Dans le cas particulier de la villa Savoye, comment peut-on considérer que l’acte d’habiter se limite à trois fonctions fondamentales telles que l’économie, la recherche de l’hygiène et la facilité de circuler ? et comment la mise en forme de l’architecture qui l’accompagne peut-elle se fonder sur cette théorie aussi simpliste ? Quid des autres fonctions tout aussi fondamentales que la relation de l’homme avec son acquis culturel – qu’il s’exprime de manière consciente ou inconsciente – avec la nature qui l’entoure ou bien du caractère irrationnel lié à l’imaginaire qui prévaut lorsqu’il bâtit son habitat ? Le Corbusier a eu trop souvent tendance dans sa réflexion théorique à réduire la complexité de la vie humaine à quelques fonctions de base qu’il envisageait séparées alors que dans la réalité vécue elles sont intrinsèquement liées et réagissent les unes avec les autres. A supposer même que l’affirmation de Le Corbusier soit fondée, on ne voit pas en quoi la maison Savoye répondrait, de par sa conception ou ses caractéristiques, aux objectifs proclamés :
- on ne peut considérer en aucune manière que la maison Savoye avec sa base structurelle démesurée par rapport à la faible importance des volumes bâtis et son absence de compacité soit « économique ».

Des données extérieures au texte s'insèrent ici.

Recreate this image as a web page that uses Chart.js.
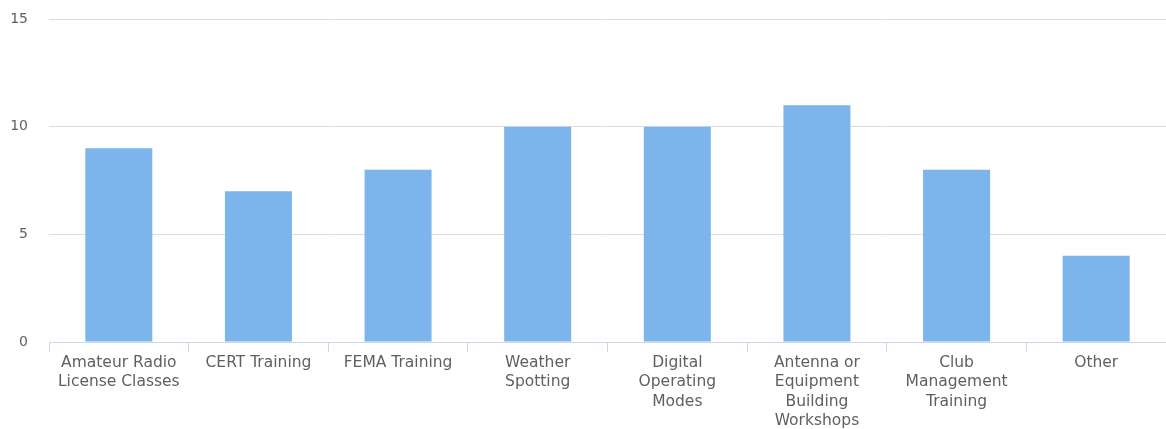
<!DOCTYPE html>
<html>
<head>
<meta charset="utf-8">
<script src="https://cdn.jsdelivr.net/npm/chart.js@4/dist/chart.umd.min.js"></script>
<style>
  html, body { margin: 0; padding: 0; background: #fff; }
  #wrap { width: 1166px; height: 429px; }
</style>
</head>
<body>
<div id="wrap"><canvas id="trainingChart" width="1166" height="429"></canvas></div>
<script>
// --- DATA ---
const categories = [
    ['Amateur Radio', 'License Classes'],
    'CERT Training',
    'FEMA Training',
    ['Weather', 'Spotting'],
    ['Digital', 'Operating', 'Modes'],
    ['Antenna or', 'Equipment', 'Building', 'Workshops'],
    ['Club', 'Management', 'Training'],
    'Other'
];
const responses = [9, 7, 8, 10, 10, 11, 8, 4];
const yTicks = [0, 5, 10, 15];

const fontFamily = '"DejaVu Sans", Verdana, sans-serif';

const ctx = document.getElementById('trainingChart').getContext('2d');
new Chart(ctx, {
    type: 'bar',
    data: {
        labels: categories,
        datasets: [{
            label: 'Responses',
            data: responses,
            backgroundColor: '#7cb5ec',
            borderWidth: 0,
            categoryPercentage: 1,
            barPercentage: 0.48
        }]
    },
    options: {
        responsive: false,
        animation: false,
        layout: { padding: { top: 19, right: 0, left: 0, bottom: 0 } },
        plugins: {
            legend: { display: false },
            tooltip: { enabled: false }
        },
        scales: {
            x: {
                offset: true,
                grid: {
                    offset: true,
                    drawOnChartArea: false,
                    drawTicks: true,
                    tickLength: 10,
                    color: '#ccd6eb'
                },
                border: { color: '#ccd6eb', width: 1 },
                ticks: {
                    color: '#606060',
                    font: { family: fontFamily, size: 15.5, lineHeight: 1.26 },
                    padding: 1,
                    maxRotation: 0,
                    autoSkip: false
                },
                afterFit: (axis) => {
                    axis.height = 87;
                    axis.paddingLeft = 0;
                    axis.paddingRight = 0;
                }
            },
            y: {
                min: 0,
                max: 15,
                afterBuildTicks: (axis) => { axis.ticks = yTicks.map(v => ({ value: v })); },
                grid: { color: '#dcdcdc', drawTicks: false },
                border: { display: false },
                ticks: {
                    color: '#606060',
                    font: { family: fontFamily, size: 14 },
                    padding: 21
                },
                afterFit: (axis) => {
                    axis.width = 49;
                    axis.paddingTop = 0;
                    axis.paddingBottom = 0;
                }
            }
        }
    }
});
</script>
</body>
</html>
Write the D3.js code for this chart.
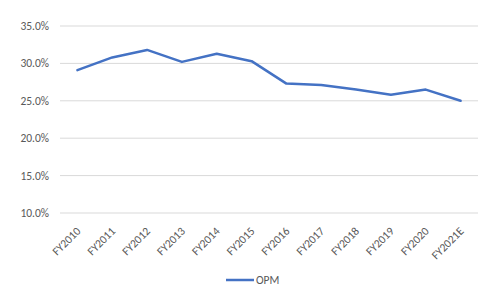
<!DOCTYPE html>
<html>
<head>
<meta charset="utf-8">
<script src="https://cdn.jsdelivr.net/npm/d3@7"></script>
<style>
  body { margin: 0; background: #fff; }
  text { font-family: Calibri, Carlito, "Open Sans", sans-serif; }
</style>
</head>
<body>
<svg id="chart"></svg>
<script>
const years = ['FY2010', 'FY2011', 'FY2012', 'FY2013', 'FY2014', 'FY2015',
  'FY2016', 'FY2017', 'FY2018', 'FY2019', 'FY2020', 'FY2021E']
const opm = [29.1, 30.8, 31.8, 30.2, 31.3, 30.3, 27.3, 27.1, 26.5, 25.8, 26.5, 25.0]
const yTicks = [10, 15, 20, 25, 30, 35]

const width = 492
const height = 297
const svg = d3.select('#chart').attr('width', width).attr('height', height)

const x = d3.scaleBand().domain(years).range([60, 478])
const y = d3.scaleLinear().domain([10, 35]).range([213, 26])

// gridlines
svg.append('g')
  .selectAll('line')
  .data(yTicks)
  .join('line')
  .attr('x1', 60)
  .attr('x2', 478)
  .attr('y1', d => y(d))
  .attr('y2', d => y(d))
  .attr('stroke', '#d9d9d9')
  .attr('stroke-width', 1)

// y labels
svg.append('g')
  .selectAll('text')
  .data(yTicks)
  .join('text')
  .attr('x', 49)
  .attr('y', d => y(d))
  .attr('dy', '0.35em')
  .attr('text-anchor', 'end')
  .attr('fill', '#595959')
  .attr('font-size', 11.5)
  .text(d => d.toFixed(1) + '%')

// x labels
svg.append('g')
  .selectAll('text')
  .data(years)
  .join('text')
  .attr('transform', d => `translate(${x(d) + x.bandwidth() / 2 + 1},${y(10) + 16}) rotate(-45)`)
  .attr('text-anchor', 'end')
  .attr('dy', '0.35em')
  .attr('fill', '#595959')
  .attr('font-size', 11.5)
  .text(d => d)

// line
const line = d3.line()
  .x((d, i) => x(years[i]) + x.bandwidth() / 2)
  .y(d => y(d))

svg.append('path')
  .datum(opm)
  .attr('d', line)
  .attr('fill', 'none')
  .attr('stroke', '#4472c4')
  .attr('stroke-width', 2.5)
  .attr('stroke-linejoin', 'round')
  .attr('stroke-linecap', 'round')

// legend
const legend = svg.append('g').attr('transform', 'translate(226,280)')
legend.append('line')
  .attr('x1', 0).attr('x2', 28)
  .attr('stroke', '#4472c4')
  .attr('stroke-width', 2.5)
legend.append('text')
  .attr('x', 30)
  .attr('dy', '0.35em')
  .attr('fill', '#595959')
  .attr('font-size', 11.5)
  .text('OPM')
</script>
</body>
</html>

- On se pose également la question de l’aspect « hygiéniste » de cet exemple de l’architecture moderne par rapport à l’architecture traditionnelle. Le caractère hygiéniste ou non d’une construction relève plus des conditions de vie de ses occupants et de la nature et la qualité de son équipement que du fait qu’elle relève d’une architecture traditionnelle ou contemporaine.
- De la même manière, on ne voit pas en quoi, la maison Savoye répond spécifiquement au problème posé par la circulation. Il ne faut pas accorder une importance excessive à la configuration de l’espace du rez-de-chaussée adapté au braquage des roues d’une automobile qui n’est en fait q’un gadget sympathique. Avec toute autre construction d’une architecture différente, l’accès aurait été traité de manière identique. Quant aux circulations verticales à l’intérieur de la villa, elles sont traitées de manière classique.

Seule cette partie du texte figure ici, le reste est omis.